Metaphor, Hospicing, and the Work of Doing Otherwise
DOI:
https://doi.org/10.47061/jasc.v5i2.11340Keywords:
methaphor as method, hospicing, relational praxis, amor mundi, awareness-based systems changeAbstract
This editorial to the Journal of Awareness-Based Systems Change reflects on the tensions and possibilities shaping awareness‑based systems change in a moment marked by intensification—ecological destabilization, remilitarization, democratic backsliding, and widening ontological fractures. Writing from within this turbulence, we explore the demands of speaking and acting with integrity: the pull toward clarity and usefulness, and the countervailing pull toward dwelling, inquiry, and the hospicing of dominant habits of knowing. Drawing on parrhesia, Arendt’s amor mundi, and the relational labour of metaphor—including Indigenous and pluriversal traditions—we consider how metaphor functions as method, inviting forms of attentiveness capable of holding complexity without collapsing difference. We highlight contributions in this issue that work from thresholds and interstitial spaces, where dominant and emergent systems meet, and where reconciliation becomes the practice of staying in relation even when perspectives diverge.
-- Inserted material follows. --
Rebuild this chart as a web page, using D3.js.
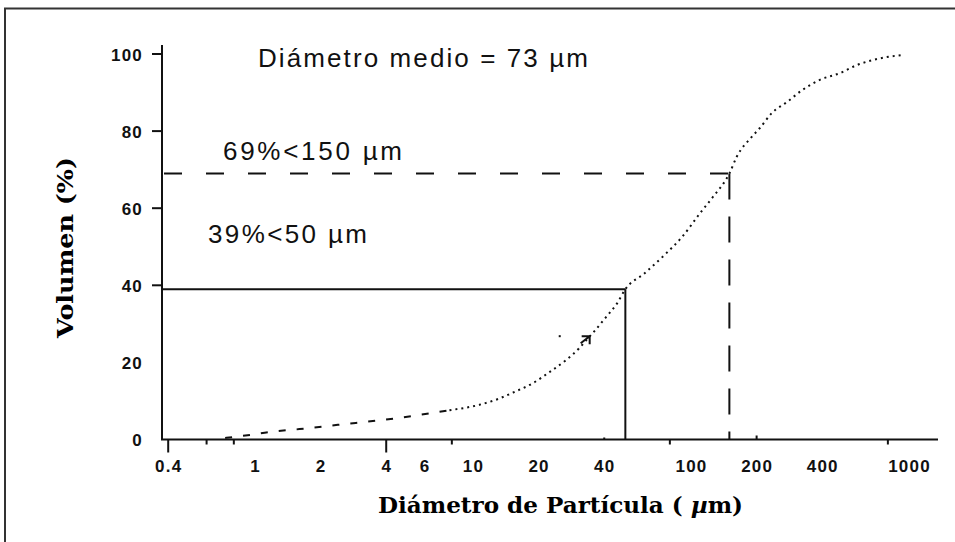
<!DOCTYPE html>
<html>
<head>
<meta charset="utf-8">
<script src="https://cdn.jsdelivr.net/npm/d3@7/dist/d3.min.js"></script>
<style>
  html, body { margin: 0; padding: 0; background: #fff; }
  svg { display: block; }
  .tick-label { font-family: "Liberation Sans", Arial, sans-serif; font-size: 17px; font-weight: bold; letter-spacing: 1.2px; fill: #111; }
  .note { font-family: "Liberation Sans", Arial, sans-serif; font-size: 26px; fill: #111; }
  .axis-title { font-family: "DejaVu Serif", "Liberation Serif", serif; font-weight: bold; font-size: 22px; fill: #000; }
</style>
</head>
<body>
<svg id="chart" width="955" height="542"></svg>
<script>
// Cumulative particle size distribution (volume % below a given diameter)
const diameterUm = [0.73, 0.95, 1.15, 1.6, 2.4, 2.9, 3.9, 5.7, 7.8, 10.7, 13.3, 15.3, 18.8, 22.6, 26.7,
                    30.6, 33.0, 36.3, 40.7, 45.8, 50, 60.9, 76.0, 90.9, 110, 126, 150, 162, 190, 207,
                    235, 275, 325, 390, 485, 575, 680, 790, 950];
const volumePct  = [0.4, 1.2, 1.9, 2.7, 3.8, 4.3, 5.1, 6.4, 7.6, 9.0, 10.7, 12.2, 14.6, 17.6, 20.6,
                    23.6, 25.7, 28.3, 31.7, 35.3, 39, 43, 48, 52.5, 58.7, 62.9, 69, 73.3, 78.5, 80.8,
                    84.7, 87.5, 90.7, 93.3, 95.1, 97.1, 98.4, 99.2, 99.8];

// Split between the dashed (fine fraction) and dotted part of the curve
const dashedUpTo = 7.8;

// Reference readings marked with guide lines
const guideSolid  = { d: 50,  v: 39 };
const guideDashed = { d: 150, v: 69 };

// Axis ticks
const xTickLabels = [0.4, 1, 2, 4, 6, 10, 20, 40, 100, 200, 400, 1000];
const xTicksLong  = [0.4, 4];
const xTicksShort = [0.6, 0.8, 8, 80, 800];
const xTicksUp    = [40, 200];
const yTickLabels = [0, 20, 40, 60, 80, 100];
const yTicksMarked = [40, 60, 80, 100];

// Arrow and stray mark next to the curve
const arrowAt = { d: 34.3, v: 26.8 };
const strayDot = { d: 25, v: 26.8 };

const texts = {
  title: "Diámetro medio = 73 µm",
  note150: "69%<150 µm",
  note50: "39%<50 µm",
  yTitle: "Volumen (%)",
  xTitle: "Diámetro de Partícula ( ",
  xTitleMu: "µ",
  xTitleEnd: "m)"
};

const svg = d3.select("#chart");

// Plot frame (layout)
const plot = { left: 162, right: 938, top: 45, bottom: 439.5 };

const x = d3.scaleLog().domain([0.4, 1000]).range([168.2, 909]);
const y = d3.scaleLinear().domain([0, 100]).range([plot.bottom, 54]);

// Outer border (top and left edges visible)
svg.append("rect")
  .attr("x", 5).attr("y", 8.5)
  .attr("width", 2000).attr("height", 2000)
  .attr("fill", "none").attr("stroke", "#333").attr("stroke-width", 2);

// Axis lines
svg.append("line")
  .attr("x1", plot.left).attr("x2", plot.left)
  .attr("y1", plot.top).attr("y2", plot.bottom)
  .attr("stroke", "#111").attr("stroke-width", 2);
svg.append("line")
  .attr("x1", plot.left - 1).attr("x2", plot.right)
  .attr("y1", plot.bottom).attr("y2", plot.bottom)
  .attr("stroke", "#111").attr("stroke-width", 2);

// Y tick marks and labels
svg.selectAll(".ytick").data(yTicksMarked).join("line")
  .attr("class", "ytick")
  .attr("x1", plot.left - 10).attr("x2", plot.left)
  .attr("y1", d => y(d)).attr("y2", d => y(d))
  .attr("stroke", "#111").attr("stroke-width", 2);

const yAxis = d3.axisLeft(y).tickValues(yTickLabels).tickSize(0).tickPadding(0).tickFormat(d3.format("d"));
const gy = svg.append("g").attr("transform", `translate(${plot.left - 19},0)`).call(yAxis);
gy.select(".domain").remove();
gy.selectAll("text").attr("class", "tick-label").attr("dy", "0.36em").attr("font-size", null).attr("font-family", null);

// X tick marks
svg.selectAll(".xlong").data(xTicksLong).join("line")
  .attr("x1", d => x(d)).attr("x2", d => x(d))
  .attr("y1", plot.bottom).attr("y2", plot.bottom + 13)
  .attr("stroke", "#111").attr("stroke-width", 2);
svg.selectAll(".xshort").data(xTicksShort).join("line")
  .attr("x1", d => x(d)).attr("x2", d => x(d))
  .attr("y1", plot.bottom).attr("y2", plot.bottom + 5)
  .attr("stroke", "#111").attr("stroke-width", 2);
svg.selectAll(".xup").data(xTicksUp).join("line")
  .attr("x1", d => x(d)).attr("x2", d => x(d))
  .attr("y1", plot.bottom).attr("y2", (d, i) => plot.bottom - (i === 0 ? 2 : 4))
  .attr("stroke", "#111").attr("stroke-width", 2);

const xAxis = d3.axisBottom(x).tickValues(xTickLabels).tickSize(0).tickPadding(0).tickFormat(d => String(d));
const gx = svg.append("g").attr("transform", `translate(0,${plot.bottom + 20})`).call(xAxis);
gx.select(".domain").remove();
gx.selectAll("text").attr("class", "tick-label").attr("dy", "0.71em").attr("font-size", null).attr("font-family", null);

// Guide lines
svg.append("line")
  .attr("x1", plot.left).attr("x2", x(guideSolid.d))
  .attr("y1", y(guideSolid.v)).attr("y2", y(guideSolid.v))
  .attr("stroke", "#111").attr("stroke-width", 2);
svg.append("line")
  .attr("x1", x(guideSolid.d)).attr("x2", x(guideSolid.d))
  .attr("y1", y(guideSolid.v)).attr("y2", plot.bottom)
  .attr("stroke", "#111").attr("stroke-width", 2);
svg.append("line")
  .attr("x1", plot.left).attr("x2", x(guideDashed.d))
  .attr("y1", y(guideDashed.v)).attr("y2", y(guideDashed.v))
  .attr("stroke", "#111").attr("stroke-width", 2)
  .attr("stroke-dasharray", "18,24").attr("stroke-dashoffset", -2);
svg.append("line")
  .attr("x1", x(guideDashed.d)).attr("x2", x(guideDashed.d))
  .attr("y1", y(guideDashed.v)).attr("y2", plot.bottom)
  .attr("stroke", "#111").attr("stroke-width", 2)
  .attr("stroke-dasharray", "26,17");

// Distribution curve
const pts = diameterUm.map((d, i) => ({ d, v: volumePct[i] }));
const line = d3.line().x(p => x(p.d)).y(p => y(p.v)).curve(d3.curveMonotoneX);

svg.append("path")
  .datum(pts.filter(p => p.d <= dashedUpTo))
  .attr("d", line)
  .attr("fill", "none").attr("stroke", "#111").attr("stroke-width", 2)
  .attr("stroke-dasharray", "7,11");
svg.append("path")
  .datum(pts.filter(p => p.d >= dashedUpTo))
  .attr("d", line)
  .attr("fill", "none").attr("stroke", "#111").attr("stroke-width", 2)
  .attr("stroke-dasharray", "2,4");

// Arrowhead on the curve and the small mark beside it
const ax = x(arrowAt.d), ay = y(arrowAt.v);
svg.append("path")
  .attr("d", `M${ax - 8},${ay} L${ax},${ay} L${ax},${ay + 8} M${ax},${ay} L${ax - 9},${ay + 7}`)
  .attr("fill", "none").attr("stroke", "#111").attr("stroke-width", 2);
svg.append("rect")
  .attr("x", x(strayDot.d) - 1).attr("y", y(strayDot.v) - 1)
  .attr("width", 2).attr("height", 2).attr("fill", "#111");

// Annotations
svg.append("text").attr("class", "note")
  .attr("x", 258).attr("y", 66.5)
  .attr("textLength", 330).attr("lengthAdjust", "spacing")
  .text(texts.title);
svg.append("text").attr("class", "note")
  .attr("x", 223).attr("y", 160)
  .attr("textLength", 179).attr("lengthAdjust", "spacing")
  .text(texts.note150);
svg.append("text").attr("class", "note")
  .attr("x", 208).attr("y", 243)
  .attr("textLength", 159).attr("lengthAdjust", "spacing")
  .text(texts.note50);

// Axis titles
svg.append("text").attr("class", "axis-title")
  .attr("transform", "translate(73,338) rotate(-90)")
  .attr("textLength", 181).attr("lengthAdjust", "spacingAndGlyphs")
  .text(texts.yTitle);

const xt = svg.append("text").attr("class", "axis-title")
  .attr("x", 378).attr("y", 513)
  .attr("textLength", 365).attr("lengthAdjust", "spacingAndGlyphs");
xt.append("tspan").text(texts.xTitle);
xt.append("tspan").attr("font-style", "italic").text(texts.xTitleMu);
xt.append("tspan").text(texts.xTitleEnd);
</script>
</body>
</html>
The editorial also honours the recent passing of several influential thinkers whose work has shaped this field—John O’Brien, Bill Torbert, Joanna Macy, Ha Vinh Tho, and Nicanor Perlas—and reflects on their shared commitment to bridging inner and outer transformation. We close by marking a milestone for the Journal of Awareness‑Based Systems Change: its acceptance into Scopus, signaling a widening of the conversation and a deepening commitment to rigorous, relational, and praxis‑rooted scholarship.